- Origin: Perth, Western Australia
- Genres: Electronic, pop
- Years active: 1997–present
- Website: http://www.team9.net/

= Team9 =

Team9 is the name of English-Australian producer Neil Mason. Most of his work is unauthorized mashups.

Team9 formed in 1997 as a five-piece band and released two albums, Gas and Air in 1999 and My Tape Machine in 2002. Originally playing guitar-based pop, by 2002 Team9 were incorporating samples, loops and synths into their production. Having slowly evolved over three years into a one-man outfit, Team9 played in the web based bootleg scene for a number of years before getting more involved in late 2004.

Throughout 2005, Team9 featured on Live 105 and Indie 103 in the US, Qui FM and NRJ in France, BBC Radio 1 and the Remix and Rinse shows on XFM in the UK. They have also had tracks featured in magazines such as Blender, Spin, NME, Zoo and GQ.

2005 finished with Team9 collaborating on a highly popular and well-received Green Day mashup album titled American Edit under the alias Dean Gray, a collaboration with San Francisco's Party Ben. Within ten days, Warner Music sent Party Ben and Team9 a cease and desist order, whereupon the album was removed from the American Edit site. The resulting media coverage from MTV, NME, NBC and the blogosphere spawned a protest day dubbed Dean Gray Tuesday, a play on 2004's Grey Tuesday.

In 2006, Team9 collaborated with the Stereogum blog to create an album of mashups. Dubbed Mysplice 06, the album used selected high-profile tracks from the year hand-picked by Stereogum. Team9 and Stereogum have made it an annual tradition, and have so far released three more albums: Mysplice 2.0, Mysplice III and Mysplice 4. In 2007, under the name 'the Found Sound Orchestra', Team9 collaborated with comedian David Cross on a cover version of "Fitter Happier" by Radiohead. The track was featured on Stereogum's OKX tribute album. Team9 followed this up by making a Found Sound Orchestra EP available to download from their site.

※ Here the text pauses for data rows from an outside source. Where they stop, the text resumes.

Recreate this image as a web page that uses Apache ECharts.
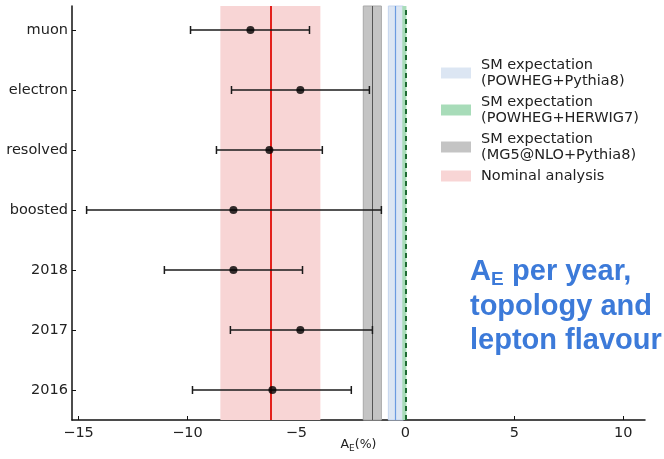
<!DOCTYPE html>
<html><head><meta charset="utf-8">
<script src="https://cdn.jsdelivr.net/npm/echarts@6/dist/echarts.min.js"></script>
<style>html,body{margin:0;padding:0;background:#fff}#c{width:664px;height:459px}</style>
</head><body><div id="c"></div>
<script>
// Categories (bottom to top)
const categories = ['2016', '2017', '2018', 'boosted', 'resolved', 'electron', 'muon'];
const centralValues = [-6.10, -4.82, -7.89, -7.89, -6.24, -4.82, -7.11];
const errLow = [-9.77, -8.03, -11.06, -14.63, -8.67, -7.98, -9.86];
const errHigh = [-2.48, -1.51, -4.72, -1.10, -3.81, -1.65, -4.40];
const xTicks = [-15, -10, -5, 0, 5, 10];
// bands: [low, center, high]
const nominalBand = [-8.49, -6.19, -3.90];
const mg5Band = [-1.93, -1.51, -1.10];
const powhegPythiaBand = [-0.78, -0.46, -0.09];
const powhegHerwigBand = [-0.14, 0.0, 0.05];
const legendNames = ['SM expectation\n(POWHEG+Pythia8)', 'SM expectation\n(POWHEG+HERWIG7)', 'SM expectation\n(MG5@NLO+Pythia8)', 'Nominal analysis'];

const chart = echarts.init(document.getElementById('c'), null, {renderer: 'canvas'});
const FONT = 'DejaVu Sans';
const BLUE_TXT = '#3c7ad9';

function bandSeries(name, band, fill, border, lineStyle, z) {
  return {
    name: name, type: 'line', data: [], z: z,
    color: fill, itemStyle: {color: fill},
    markArea: {silent: true, itemStyle: {color: fill, borderColor: border, borderWidth: border ? 1 : 0},
      data: [[{xAxis: band[0]}, {xAxis: band[2]}]]},
    markLine: {silent: true, symbol: 'none', label: {show: false}, animation: false,
      lineStyle: lineStyle, data: [{xAxis: band[1]}]}
  };
}

const errData = categories.map((c, i) => [errLow[i], errHigh[i], i]);
const ptData = categories.map((c, i) => [centralValues[i], i]);

chart.setOption({
  animation: false,
  grid: {left: 72, right: 19, top: 6, bottom: 39, outerBoundsMode: 'none', containLabel: false},
  xAxis: {
    type: 'value', min: -15.3, max: 11,
    axisLine: {onZero: false, lineStyle: {color: '#111', width: 1.5}},
    axisTick: {inside: true, length: 4, lineStyle: {color: '#111'}, customValues: xTicks},
    axisLabel: {customValues: xTicks, color: '#222', fontFamily: FONT, fontSize: 14.5, margin: 6,
      formatter: v => String(v).replace('-', '\u2212')},
    splitLine: {show: false},
    name: '{a|A}{s|E}{a|(%)}', nameLocation: 'middle', nameGap: 17, nameMoveOverlap: false,
    nameTextStyle: {rich: {
      a: {fontFamily: FONT, fontSize: 12.5, color: '#222', lineHeight: 16, verticalAlign: 'middle'},
      s: {fontFamily: FONT, fontSize: 9, color: '#222', lineHeight: 16, verticalAlign: 'bottom', padding: [8, 0, 0, 0]}
    }}
  },
  yAxis: {
    type: 'value', min: -0.5, max: 6.4,
    axisLine: {show: true, onZero: false, lineStyle: {color: '#111', width: 1.5}},
    axisTick: {show: true, inside: true, length: 4, lineStyle: {color: '#111'}, customValues: [0,1,2,3,4,5,6]},
    axisLabel: {customValues: [0,1,2,3,4,5,6], color: '#222', fontFamily: FONT, fontSize: 14.5, margin: 4,
      formatter: v => categories[Math.round(v)]},
    splitLine: {show: false}
  },
  legend: {
    orient: 'vertical', left: 441, top: 57, padding: 0, icon: 'rect', itemWidth: 30, itemHeight: 11, itemGap: 5,
    data: legendNames,
    textStyle: {fontFamily: FONT, fontSize: 14.5, lineHeight: 16, color: '#222', padding: [0, 0, 0, 5]}
  },
  series: [
    bandSeries(legendNames[3], nominalBand, '#f8d5d5', null, {color: '#e3201b', width: 2, type: 'solid'}, 1),
    bandSeries(legendNames[2], mg5Band, '#c4c4c4', '#a9a9a9', {color: '#555', width: 1, type: 'solid'}, 2),
    bandSeries(legendNames[0], powhegPythiaBand, '#dce6f3', '#c3d4ee', {color: '#6b9be0', width: 1.2, type: 'solid'}, 3),
    bandSeries(legendNames[1], powhegHerwigBand, '#a8dcb9', null, {color: '#1d6a33', width: 2, type: [5, 4]}, 4),
    {
      type: 'custom', z: 10, data: errData, encode: {x: [0, 1], y: 2},
      renderItem: function (params, api) {
        const y = api.value(2);
        const p1 = api.coord([api.value(0), y]);
        const p2 = api.coord([api.value(1), y]);
        const cap = 4;
        const st = {stroke: '#1a1a1a', lineWidth: 1.5};
        return {type: 'group', children: [
          {type: 'line', shape: {x1: p1[0], y1: p1[1], x2: p2[0], y2: p2[1]}, style: st},
          {type: 'line', shape: {x1: p1[0], y1: p1[1] - cap, x2: p1[0], y2: p1[1] + cap}, style: st},
          {type: 'line', shape: {x1: p2[0], y1: p2[1] - cap, x2: p2[0], y2: p2[1] + cap}, style: st}
        ]};
      }
    },
    {type: 'scatter', z: 11, data: ptData, symbolSize: 8, itemStyle: {color: '#000'}}
  ],
  graphic: [
    {type: 'text', left: 470, top: 257, style: {text: 'A', fill: BLUE_TXT, font: 'bold 29px "Liberation Sans", Arial'}},
    {type: 'text', left: 491, top: 270, style: {text: 'E', fill: BLUE_TXT, font: 'bold 19px "Liberation Sans", Arial'}},
    {type: 'text', left: 504, top: 257, style: {text: ' per year,', fill: BLUE_TXT, font: 'bold 29px "Liberation Sans", Arial'}},
    {type: 'text', left: 470, top: 292, style: {text: 'topology and', fill: BLUE_TXT, font: 'bold 29px "Liberation Sans", Arial'}},
    {type: 'text', left: 470, top: 326, style: {text: 'lepton flavour', fill: BLUE_TXT, font: 'bold 29px "Liberation Sans", Arial'}}
  ]
});
</script></body></html>
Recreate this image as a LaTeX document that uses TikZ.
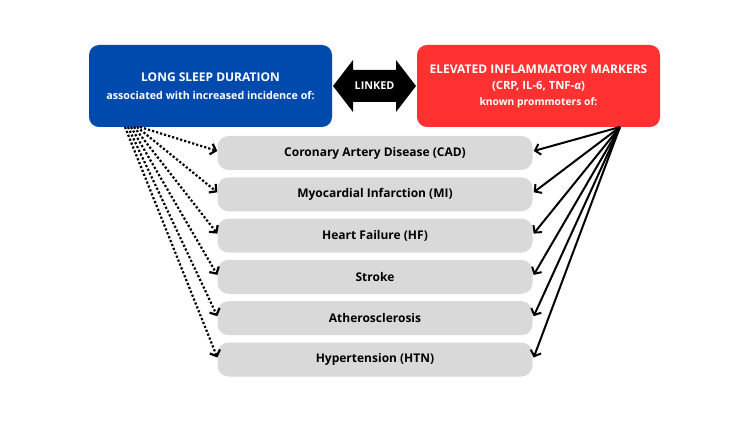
\documentclass[tikz,border=0pt]{standalone}
\usepackage{fontspec}
\setmainfont{Open Sans}
\usetikzlibrary{arrows.meta}
\definecolor{sleepblue}{HTML}{004AAD}
\definecolor{markerred}{HTML}{FF3131}
\definecolor{boxgrey}{HTML}{D9D9D9}
\tikzset{
	headbox/.style={rounded corners=10pt, minimum width=243pt, minimum height=82pt, text=white, align=center},
	diseasebox/.style={fill=boxgrey, rounded corners=11pt, minimum width=315pt, minimum height=34pt, font=\fontsize{12}{14}\selectfont\bfseries},
	dotarrow/.style={line width=2.2pt, dash pattern=on 2.2pt off 2pt, -{Straight Barb[length=5pt,width=11pt]}},
	solidarrow/.style={line width=2pt, -{Straight Barb[length=5pt,width=11pt]}}
}

\begin{document}
\begin{tikzpicture}[x=1pt,y=-1pt]
		%%%%% START %%%%%
		\useasboundingbox[fill=white] (0,0) rectangle (750,422);
		
		\node[headbox, fill=sleepblue, font=\fontsize{12}{18}\selectfont\bfseries] (sleep) at (210.5,86)
			{LONG SLEEP DURATION\\\fontsize{10.7}{18}\selectfont associated with increased incidence of:};
		\node[headbox, fill=markerred, font=\fontsize{12}{16}\selectfont\bfseries] (markers) at (538.5,86)
			{ELEVATED INFLAMMATORY MARKERS\\\fontsize{11.3}{16}\selectfont(CRP, IL-6, TNF-\textit{α})\\\fontsize{10.3}{16}\selectfont known prommoters of:};
		
		% linked arrow
		\fill (333,86) -- (353,60) -- (353,70) -- (396,70) -- (396,60) -- (416,86)
			-- (396,112) -- (396,102) -- (353,102) -- (353,112) -- cycle;
		\node[text=white, font=\fontsize{10.8}{12}\selectfont\bfseries] (link) at (374.5,86) {LINKED};
		
		\coordinate (hub) at (620,127);
		
		\foreach \name/\txt [count=\i from 0] in {cad/Coronary Artery Disease (CAD), mi/Myocardial Infarction (MI),
			hf/Heart Failure (HF), stroke/Stroke, athero/Atherosclerosis, htn/Hypertension (HTN)}
		{
			\node[diseasebox] (\name) at (375,{153+41.3*\i}) {\txt};
			\coordinate (src\i) at ({140-3*\i},127);
			\draw[dotarrow] (src\i) -- ([yshift=2pt]\name.west);
			\draw[solidarrow] (hub) -- ([yshift=2pt,xshift=1pt]\name.east);
		}
		%%%%% END %%%%%
\end{tikzpicture}
\end{document}
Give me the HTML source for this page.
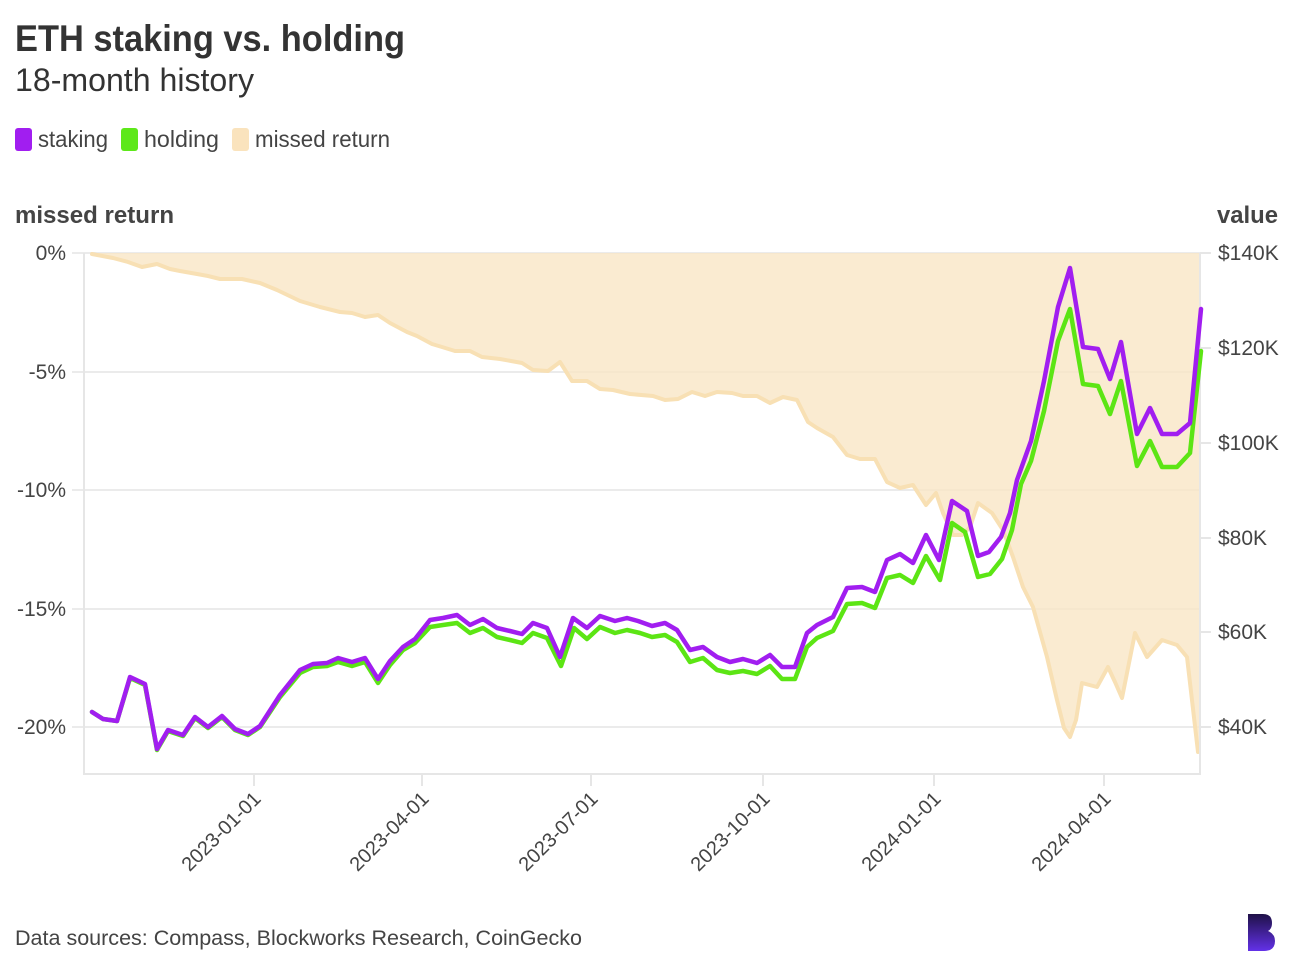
<!DOCTYPE html>
<html>
<head>
<meta charset="utf-8">
<style>
  html, body { margin: 0; padding: 0; background: #ffffff; }
  body { width: 1292px; height: 970px; overflow: hidden; }
  svg { display: block; }
  text { font-family: "Liberation Sans", "DejaVu Sans", sans-serif; }
</style>
</head>
<body>
<svg width="1292" height="970" viewBox="0 0 1292 970" xmlns="http://www.w3.org/2000/svg">
  <defs>
    <linearGradient id="logo" x1="0" y1="0" x2="0" y2="1">
      <stop offset="0" stop-color="#1f1147"/>
      <stop offset="1" stop-color="#6331e8"/>
    </linearGradient>
  </defs>

  <!-- Title -->
  <text x="15" y="51" font-size="37" font-weight="bold" fill="#333" textLength="390" lengthAdjust="spacingAndGlyphs">ETH staking vs. holding</text>
  <text x="15" y="91" font-size="32" fill="#333" textLength="239" lengthAdjust="spacingAndGlyphs">18-month history</text>

  <!-- Legend -->
  <rect x="15" y="128" width="17" height="23" rx="3" fill="#a11ef0"/>
  <text x="38" y="147" font-size="23" fill="#444" textLength="70" lengthAdjust="spacingAndGlyphs">staking</text>
  <rect x="121" y="128" width="17" height="23" rx="3" fill="#5de81a"/>
  <text x="144" y="147" font-size="23" fill="#444" textLength="75" lengthAdjust="spacingAndGlyphs">holding</text>
  <rect x="232" y="128" width="17" height="23" rx="3" fill="#fae3bd"/>
  <text x="255" y="147" font-size="23" fill="#444" textLength="135" lengthAdjust="spacingAndGlyphs">missed return</text>

  <!-- Axis titles -->
  <text x="15" y="223" font-size="24" font-weight="bold" fill="#444" textLength="159" lengthAdjust="spacingAndGlyphs">missed return</text>
  <text x="1278" y="223" font-size="24" font-weight="bold" fill="#444" text-anchor="end" textLength="61" lengthAdjust="spacingAndGlyphs">value</text>

  <!-- Gridlines -->
  <g stroke="#ebebeb" stroke-width="2">
    <line x1="72" y1="253" x2="1200" y2="253"/>
    <line x1="72" y1="372" x2="1200" y2="372"/>
    <line x1="72" y1="490" x2="1200" y2="490"/>
    <line x1="72" y1="609" x2="1200" y2="609"/>
    <line x1="72" y1="727" x2="1200" y2="727"/>
  </g>

  <!-- Missed return area -->
  <path d="M92,254 L113,258 L128,262 L142,267 L157,264 L170,269 L180,271 L197,274 L208,276 L220,279 L242,279 L260,283 L277,290 L300,301 L320,307 L340,312 L352,313 L365,317 L378,315 L390,323 L407,332 L417,336 L432,344 L442,347 L455,351 L470,351 L482,357 L500,359 L522,363 L533,370 L548,371 L560,362 L572,381 L587,381 L600,389 L613,390 L630,394 L653,396 L665,400 L678,399 L692,392 L705,396 L717,392 L732,393 L743,396 L757,396 L770,403 L783,397 L797,400 L808,422 L817,428 L833,437 L847,455 L860,459 L875,459 L887,482 L900,488 L913,485 L926,505 L936,493 L943,513 L953,535 L962,535 L970,527 L978,503 L992,513 L1003,530 L1013,557 L1023,587 L1033,607 L1047,657 L1057,700 L1064,728 L1070,737 L1076,720 L1082,683 L1097,687 L1108,667 L1115,682 L1122,698 L1135,633 L1147,657 L1162,640 L1177,645 L1187,657 L1198,752 L1200,752 L1200,253 L92,253 Z"
        fill="#f9e6c4" fill-opacity="0.78" stroke="none"/>
  <path d="M92,254 L113,258 L128,262 L142,267 L157,264 L170,269 L180,271 L197,274 L208,276 L220,279 L242,279 L260,283 L277,290 L300,301 L320,307 L340,312 L352,313 L365,317 L378,315 L390,323 L407,332 L417,336 L432,344 L442,347 L455,351 L470,351 L482,357 L500,359 L522,363 L533,370 L548,371 L560,362 L572,381 L587,381 L600,389 L613,390 L630,394 L653,396 L665,400 L678,399 L692,392 L705,396 L717,392 L732,393 L743,396 L757,396 L770,403 L783,397 L797,400 L808,422 L817,428 L833,437 L847,455 L860,459 L875,459 L887,482 L900,488 L913,485 L926,505 L936,493 L943,513 L953,535 L962,535 L970,527 L978,503 L992,513 L1003,530 L1013,557 L1023,587 L1033,607 L1047,657 L1057,700 L1064,728 L1070,737 L1076,720 L1082,683 L1097,687 L1108,667 L1115,682 L1122,698 L1135,633 L1147,657 L1162,640 L1177,645 L1187,657 L1198,752"
        fill="none" stroke="#f8e0b4" stroke-width="4" stroke-linejoin="round" stroke-linecap="round"/>

  <!-- Axes -->
  <g stroke="#e6e6e6" stroke-width="2" fill="none">
    <line x1="84" y1="253" x2="84" y2="774"/>
    <line x1="1200" y1="253" x2="1200" y2="774"/>
    <line x1="83" y1="774" x2="1201" y2="774"/>
    <!-- bottom ticks -->
    <line x1="254" y1="774" x2="254" y2="786"/>
    <line x1="422" y1="774" x2="422" y2="786"/>
    <line x1="591" y1="774" x2="591" y2="786"/>
    <line x1="763" y1="774" x2="763" y2="786"/>
    <line x1="934" y1="774" x2="934" y2="786"/>
    <line x1="1104" y1="774" x2="1104" y2="786"/>
    <!-- right ticks -->
    <line x1="1200" y1="253" x2="1211" y2="253"/>
    <line x1="1200" y1="348" x2="1211" y2="348"/>
    <line x1="1200" y1="443" x2="1211" y2="443"/>
    <line x1="1200" y1="538" x2="1211" y2="538"/>
    <line x1="1200" y1="632" x2="1211" y2="632"/>
    <line x1="1200" y1="727" x2="1211" y2="727"/>
  </g>

  <!-- Holding (green) -->
  <polyline points="92,712 103,719 117,721 130,678 145,685 157,750 168,731 183,736 195,718 208,728 222,717 235,730 248,735 260,727 280,697 300,673 313,667 327,666 338,662 352,666 365,662 378,683 390,665 403,650 415,643 430,627 443,625 457,623 470,633 483,628 497,637 510,640 522,643 533,633 547,638 561,666 574,628 587,639 600,627 615,633 627,630 640,633 652,637 665,635 677,642 690,662 703,658 717,670 730,673 743,671 757,674 770,666 782,679 795,679 807,647 817,638 833,631 847,604 862,603 875,608 887,578 900,575 913,583 926,556 940,580 952,523 965,532 978,577 990,574 1002,559 1012,530 1021,484 1031,461 1044,411 1058,341 1070,309 1083,384 1098,386 1110,414 1121,381 1137,466 1150,441 1162,467 1177,467 1190,453 1201,351"
            fill="none" stroke="#5ce514" stroke-width="4.5" stroke-linejoin="round" stroke-linecap="round"/>

  <!-- Staking (purple) -->
  <polyline points="92,712 103,719 117,721 130,677 145,684 157,749 168,730 183,735 195,717 208,727 222,716 235,729 248,734 260,726 280,695 300,670 313,664 327,663 338,658 352,662 365,658 378,679 390,661 403,647 415,639 430,620 443,618 457,615 470,625 483,619 497,628 510,631 522,634 533,623 547,628 560,657 573,618 587,628 600,616 615,621 627,618 638,621 652,626 665,623 677,630 690,650 703,647 717,657 730,662 743,659 757,663 770,655 782,667 795,667 807,633 817,625 833,617 847,588 862,587 875,592 887,560 900,554 913,563 926,535 939,560 952,501 967,511 978,556 989,552 1001,537 1010,513 1017,480 1031,441 1044,381 1058,307 1070,268 1083,347 1098,349 1110,379 1121,342 1137,434 1150,408 1162,434 1177,434 1190,423 1201,309"
            fill="none" stroke="#a11ef0" stroke-width="4.5" stroke-linejoin="round" stroke-linecap="round"/>

  <!-- Left tick labels -->
  <g font-size="21" fill="#444" text-anchor="end">
    <text x="66" y="260">0%</text>
    <text x="66" y="379">-5%</text>
    <text x="66" y="497">-10%</text>
    <text x="66" y="616">-15%</text>
    <text x="66" y="734">-20%</text>
  </g>

  <!-- Right tick labels -->
  <g font-size="21" fill="#444">
    <text x="1218" y="260">$140K</text>
    <text x="1218" y="355">$120K</text>
    <text x="1218" y="450">$100K</text>
    <text x="1218" y="545">$80K</text>
    <text x="1218" y="639">$60K</text>
    <text x="1218" y="734">$40K</text>
  </g>

  <!-- X tick labels -->
  <g font-size="20" fill="#444" text-anchor="end">
    <text transform="translate(262,800) rotate(-45)">2023-01-01</text>
    <text transform="translate(430,800) rotate(-45)">2023-04-01</text>
    <text transform="translate(599,800) rotate(-45)">2023-07-01</text>
    <text transform="translate(771,800) rotate(-45)">2023-10-01</text>
    <text transform="translate(942,800) rotate(-45)">2024-01-01</text>
    <text transform="translate(1112,800) rotate(-45)">2024-04-01</text>
  </g>

  <!-- Source -->
  <text x="15" y="945" font-size="21" fill="#444" textLength="567" lengthAdjust="spacingAndGlyphs">Data sources: Compass, Blockworks Research, CoinGecko</text>

  <!-- Logo -->
  <path d="M1248,914 H1263 Q1272,914 1272,923 Q1272,929 1268,931 Q1275,934 1275,941 Q1275,951 1264,951 H1248 Z" fill="url(#logo)"/>
</svg>
</body>
</html>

In November 2007, Team9 were selected as one of the acts to feature on Triple J's Next Crop. The feature track "As We Travel" was also included on a compilation album called Beach Suite, available in Australia on the Suite Musique label. At the same time, Team9 also made a 7-track EP available on the Team9 site for free download.

From 2008 onwards, Team9 focused on creating music for television and had tracks featured on shows such as Underbelly, Offspring and Bondi Beach Rescue.